The transgressions, all of which are described in the report as nonthreatening to human health and the environment, amount to a nearly threefold increase over the previous year when lab officials self-reported 25 incidents.
“While our program has shown considerable improvement in recent years, we continue to strive to meet the letter and spirit of the Resource Conservation and Recovery Act,” a laboratory spokesman said Monday in an emailed statement, referring to the 1976 law that governs the management of hazardous waste. “These efforts will continue.”
The spokesman noted that in most cases steps were taken to correct violations as soon as they were discovered.
LANL officials are required to report such instances of noncompliance to the New Mexico Environment Department each year. This year’s list of violations also includes descriptions of waste stored beyond a one-year limit, a slew of missed public reporting deadlines and faulty fire alarms.
But by far the most frequent violations over the period from Oct. 1, 2017, through Sept. 30, 2018, involved mislabeled or unlabeled waste containers — errors that in the past have had dangerous consequences.
In April 2017, an unlabeled container caused a fire in an on-site plutonium facility.

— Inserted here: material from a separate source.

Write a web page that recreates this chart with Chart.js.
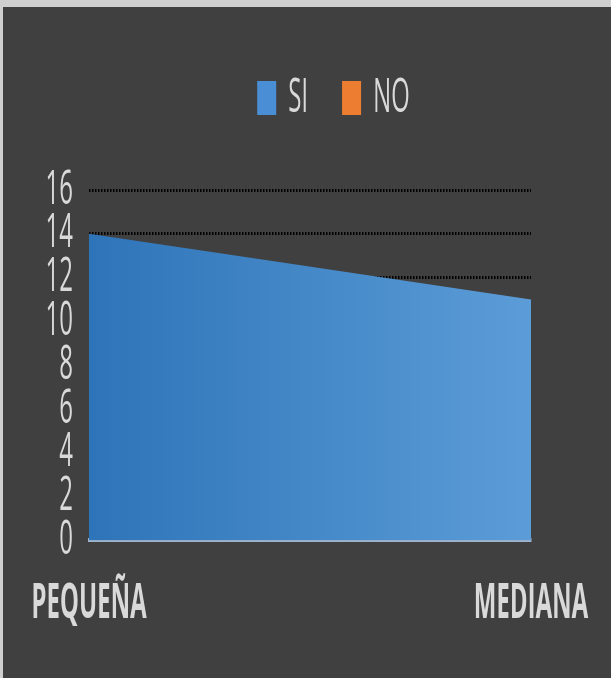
<!DOCTYPE html>
<html>
<head>
<meta charset="utf-8">
<script src="https://cdn.jsdelivr.net/npm/chart.js@4/dist/chart.umd.min.js"></script>
<style>
    html, body { margin: 0; padding: 0; background: #cfcfcf; width: 611px; height: 678px; overflow: hidden; }
    #panel { position: absolute; left: 3px; top: 7px; width: 608px; height: 671px; background: #404040; }
    /* the original picture is stretched vertically, so draw at half height and scale up */
    #wrap { position: absolute; left: 0; top: 0; width: 611px; height: 339px; transform: scaleY(2); transform-origin: 0 0; }
</style>
</head>
<body>
<div id="panel"></div>
<div id="wrap"><canvas id="chart" width="611" height="339"></canvas></div>
<script>
const categories = ['PEQUEÑA', 'MEDIANA'];
const siValues   = [14, 11];
const noValues   = [0, 0];
const seriesNames  = ['SI', 'NO'];
const legendColors = ['#4a8fd6', '#ed7d31'];

document.addEventListener('DOMContentLoaded', function () {
    const canvas = document.getElementById('chart');

    function blueFill(context) {
        const area = context.chart.chartArea;
        if (!area) return '#4a8fd6';
        const g = context.chart.ctx.createLinearGradient(area.left, 0, area.right, 0);
        g.addColorStop(0, '#2e74b8');
        g.addColorStop(1, '#5c9dd8');
        return g;
    }

    // legend sits right of the plot centre in the original
    const legendShift = {
        id: 'legendShift',
        afterLayout(chart) {
            chart.legend.left += 68;
            chart.legend.right += 68;
        }
    };

    new Chart(canvas, {
        type: 'line',
        data: {
            labels: categories,
            datasets: [
                { label: seriesNames[0], data: siValues, fill: 'origin', backgroundColor: blueFill, borderWidth: 0, pointRadius: 0, tension: 0 },
                { label: seriesNames[1], data: noValues, fill: 'origin', backgroundColor: '#ed7d31', borderWidth: 0, pointRadius: 0, tension: 0 }
            ]
        },
        options: {
            responsive: false,
            animation: false,
            devicePixelRatio: 2,
            layout: { padding: { top: 3, right: 80, bottom: 13, left: 0 } },
            plugins: {
                tooltip: { enabled: false },
                legend: {
                    position: 'top',
                    weight: 3000,
                    labels: {
                        color: '#d9d9d9',
                        font: { family: 'Open Sans', size: 24 },
                        boxWidth: 19,
                        boxHeight: 17,
                        padding: 34,
                        generateLabels: () => seriesNames.map((n, i) => ({
                            text: n, fillStyle: legendColors[i], strokeStyle: legendColors[i], lineWidth: 0,
                            fontColor: '#d9d9d9', datasetIndex: i
                        }))
                    }
                },
                // empty spacer between legend and plot
                title: { display: true, text: '', weight: 500, padding: 0, font: { size: 20 } }
            },
            scales: {
                x: {
                    offset: false,
                    grid: { display: false },
                    border: { display: true, color: '#9fb4cc', width: 2 },
                    ticks: { color: '#d9d9d9', padding: 9.5, maxRotation: 0, font: { family: 'Open Sans', size: 24, weight: 'bold' } }
                },
                y: {
                    min: 0,
                    max: 16,
                    afterFit: s => { s.width = 89; },
                    grid: {
                        drawTicks: false,
                        lineWidth: 1.5,
                        color: ctx => ctx.tick && ctx.tick.value === 0 ? 'rgba(0,0,0,0)' : '#000000'
                    },
                    border: { display: false, dash: [1.5, 1.5] },
                    ticks: { stepSize: 2, autoSkip: false, padding: 16, color: '#d9d9d9', font: { family: 'Open Sans', size: 24 } }
                }
            }
        },
        plugins: [legendShift]
    });
});
</script>
</body>
</html>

Then, in June of that year, the National Nuclear Security Administration began an investigation after LANL shipped mislabeled weapons-grade plutonium out of state by air, in violation of federal law. NNSA officials called the error “absolutely unacceptable.”
In the aftermath of those incidents, LANL officials vowed to overhaul policies and remedy the perennial problem, but this past year, the lab logged 22 incidents of unlabeled or mislabeled containers, according to the report.
“There’s a constant stream of mischaracterized waste at LANL,” said Greg Mello, director of the Los Alamos Study Group, an Albuquerque-based watchdog organization. “… It speaks to a management culture which is not on top of its environmental game.”
The LANL spokesman declined to comment on continued waste-labeling issues.
The violations come at a time of transition for the lab. Of the 69 instances detailed in the report, 46 were catalogued by Los Alamos National Security LLC, the lab’s previous managers, who in November ceded control of the $2.7 billion annual operation to Triad National Security LLC.
The remaining 23 violations came under the oversight of Newport News Nuclear BWXT-Los Alamos LLC,
colloquially known as N3B, a Virginia-based consortium that in December 2017 won a $1.4 billion contract to ship radioactive waste, monitor contaminated waters and clean up soiled lands at LANL. The group took over those responsibilities in April.
In their half of the annual report, N3B officials described their first five months on the job as a time of transition in which they specifically sought out existing compliance issues and started forming remedies for common problems.
“N3B is developing new waste management policies and procedures to ensure operations are compliant with the permit,” the report states.
An N3B spokesman declined immediate comment about the report.
Annual reports since 2011 show an erratic trend. In 2012, LANL logged just 12 instances of noncompliance. That number jumped to 421 in 2015, the year after a burst drum at the Waste Isolation Pilot Plant in southern New Mexico sparked a costly explosion and refocused attention on compliance at a facility long known for safety issues.
“No modern high-tech facility in the private sector could ever be managed like this,” Mello said. “The boards of companies … would never stand for this.”